On voit qu’on a tour à tour critiqué, et avec juste raison, tous les pénitenciers, et que ceux qui prétendent établir un plan régulier qui satisferait tout le monde auraient beaucoup à faire. Il me semble donc que nous n’avions en France à prendre aucun modèle, ni à suivre aucun exemple de l’Angleterre, de la Suisse ou des États-Unis.

Cependant, en France, nous sommes accoutumés à singer les entreprises des nations étrangères ; et je me sers de ce terme un peu trivial de singer, parce que nos imitations sont presque toujours malheureuses, et qu’en effet il n’est pas sage de suivre ainsi les idées des autres peuples, sans s’appliquer à penser soi-même, et de transporter chez soi les établissements des autres en s’asservissant aux dispositions qui conviennent peut-être à leur pays et à leur caractère, au lieu d’améliorer nos institutions et de concevoir nous-mêmes les réformes qui leur sont nécessaires, en les adaptant à nos mœurs et à notre esprit, ainsi qu’à nos localités.

Je ne citerai qu’un seul exemple de cette déplorable manie, au milieu de tant d’autres que je pourrais invoquer. On a loué avec enthousiasme le pénitencier nouveau des jeunes détenus. Il est panoptique, c’est-à-dire qu’on a disposé à grands frais un centre de surveillance d’où l’on pût tout inspecter. Il est panoptique rayonnant, c’est-à-dire que le centre est disposé de manière que la vue puisse s’étendre en rayons sur toutes les ailes, et qu’elle puisse se porter tout le long en même temps de tous les côtés.

Mais après avoir, dis-je, construit à grands frais ce centre d’observation, qui a-t-on placé là, dans les dispositions faites pour l’habitation ? Qui ? le directeur, croyez-vous ? Pas du tout… le cuisinier ! Ce sont les cuisines qu’on a placées au centre panoptique, et le logement du directeur a été rejeté dans les bâtiments de côté, d’où il ne voit rien dans l’intérieur, quoique la dépense de ce pénitencier ait été de près de 5 millions pour le faire, dis-je, panoptique rayonnant.

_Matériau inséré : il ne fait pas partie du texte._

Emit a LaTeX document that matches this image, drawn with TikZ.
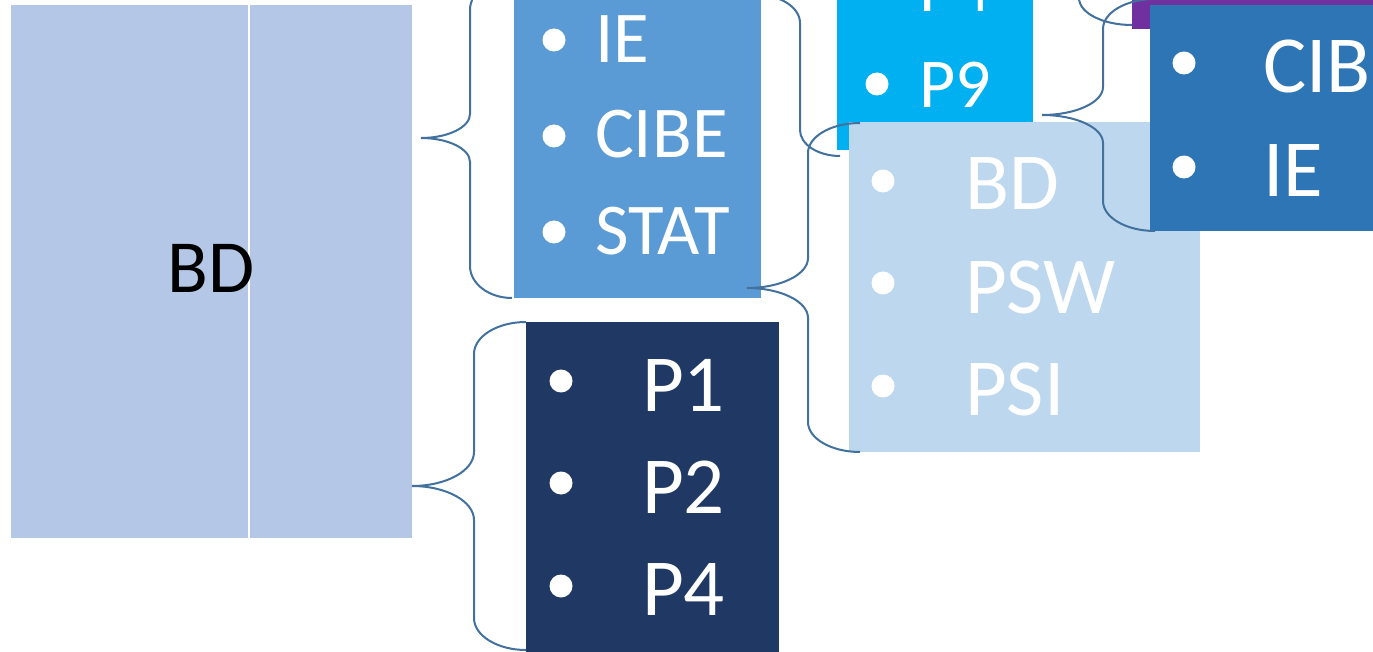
\documentclass[tikz,border=0pt]{standalone}
\usepackage{fontspec}
\setmainfont{Carlito}
\definecolor{cBD}{HTML}{B4C7E7}
\definecolor{cIE}{HTML}{5B9BD5}
\definecolor{cCyan}{HTML}{00B0F0}
\definecolor{cPSW}{HTML}{BDD7EE}
\definecolor{cRight}{HTML}{2E75B6}
\definecolor{cDark}{HTML}{203864}
\definecolor{cPurple}{HTML}{7030A0}
\definecolor{cBrace}{HTML}{41719C}
% #1 tip x, #2 vertical x, #3 end x, #4 top y, #5 tip y, #6 bottom y, #7 corner height, #8 tip height
\newcommand{\cbrace}[8]{%
  \draw[bracestyle] (#3,#4) .. controls ({#3-0.552*(#3-#2)},#4) and (#2,{#4+0.448*#7}) .. (#2,{#4+#7})
    -- (#2,{#5-#8}) .. controls (#2,{#5-0.448*#8}) and ({#1+0.552*(#2-#1)},#5) .. (#1,#5)
    .. controls ({#1+0.552*(#2-#1)},#5) and (#2,{#5+0.448*#8}) .. (#2,{#5+#8})
    -- (#2,{#6-#7}) .. controls (#2,{#6-0.448*#7}) and ({#3-0.552*(#3-#2)},#6) .. (#3,#6);}
\begin{document}
\begin{tikzpicture}[x=1pt,y=-1pt,
  box/.style={inner sep=0pt, outer sep=0pt, anchor=north west, draw=none},
  item/.style={anchor=base west, inner sep=0pt, outer sep=0pt, text=white},
  fsA/.style={item, font=\fontsize{73}{73}\selectfont},
  fsB/.style={item, font=\fontsize{70}{70}\selectfont},
  fsC/.style={item, font=\fontsize{81}{81}\selectfont},
  bul/.style={fill=white},
  bracestyle/.style={draw=cBrace, line width=2pt}]
\useasboundingbox (0,0) rectangle (1373,652);
\clip (0,0) rectangle (1373,652);
\fill[white] (0,0) rectangle (1373,652);
% boxes
\node[box, fill=cBD, minimum width=401pt, minimum height=533pt] (bd) at (11,5) {};
\draw[white, line width=1.2pt] (249,5) -- (249,538);
\node[anchor=base west, inner sep=0pt, font=\fontsize{75}{75}\selectfont] (bdt) at (167,293) {BD};
\node[box, fill=cIE, minimum width=247pt, minimum height=320pt] (ie) at (514,-22) {};
\node[box, fill=cCyan, minimum width=196pt, minimum height=200pt] (cy) at (837,-50) {};
\node[box, fill=cPSW, minimum width=351pt, minimum height=330pt] (psw) at (849,122) {};
\node[box, fill=cPurple, minimum width=260pt, minimum height=60pt] (pu) at (1132,-31) {};
\node[box, fill=cRight, minimum width=240pt, minimum height=226pt] (rt) at (1150,5) {};
\node[box, fill=cDark, minimum width=253pt, minimum height=350pt] (dk) at (526,322) {};
% IE box items
\fill[bul] (554,40) circle (11.5pt); \node[fsA] (t1) at (595,63) {IE};
\fill[bul] (554,136) circle (11.5pt); \node[fsA] (t2) at (595,158) {CIBE};
\fill[bul] (554,232) circle (11.5pt); \node[fsA] (t3) at (595,255) {STAT};
% cyan items
\fill[bul] (877,-12) circle (11.5pt); \node[fsB] (t4) at (919,12) {P4};
\fill[bul] (877,84) circle (11.5pt); \node[fsB] (t5) at (919,108) {P9};
% PSW items
\fill[bul] (883,181) circle (11.5pt); \node[fsC] (t6) at (965,210) {BD};
\fill[bul] (883,283) circle (11.5pt); \node[fsC] (t7) at (965,313) {PSW};
\fill[bul] (883,386) circle (11.5pt); \node[fsC] (t8) at (965,415) {PSI};
% right box items
\fill[bul] (1184,63) circle (11.5pt); \node[fsC] (t9) at (1263,93) {CIBE};
\fill[bul] (1184,167) circle (11.5pt); \node[fsC] (t10) at (1263,197) {IE};
% dark box items
\fill[bul] (561,381) circle (11.5pt); \node[fsC] (t11) at (642,411) {P1};
\fill[bul] (561,483) circle (11.5pt); \node[fsC] (t12) at (642,513) {P2};
\fill[bul] (561,586) circle (11.5pt); \node[fsC] (t13) at (642,615) {P4};
% braces
\cbrace{421}{470}{512}{-22}{138}{298}{32}{24}
\cbrace{747}{808}{860}{123}{288}{452}{30}{30}
\cbrace{757}{800}{840}{-166}{-5}{156}{26}{28}
\cbrace{1042}{1103}{1155}{-1}{115}{231}{30}{28}
\cbrace{1030}{1079}{1132}{-225}{-100}{25}{27}{28}
\cbrace{412}{474}{526}{322}{486}{650}{32}{34}
\end{tikzpicture}
\end{document}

On y remarque encore bien d’autres absurdités : il a été construit pour 500 détenus, dans le système d’un réfectoire commun et d’une classe commune, et l’un et l’autre ne peuvent en contenir que 250, tandis qu’on a construit à grands frais 560 cellules. On remarque surtout que les ateliers sont tellement étroits, que les détenus sont obligés, lorsqu’ils ne sont pas à l’ouvrage, de rester dans les cours, à la pluie et à tous les temps de neige ou de glace ; et, pour obvier à cet inconvénient, qu’a-t-on encore proposé ? de couvrir ces cours de toiles imperméables ! Il n’est pas de folies que ce malheureux système pénitentiaire n’ait inspiré. Mais en même temps on y admire, dit-on, sept ou huit ponts aériens qui seraient d’un effet charmant dans la décoration d’un paysage chinois  !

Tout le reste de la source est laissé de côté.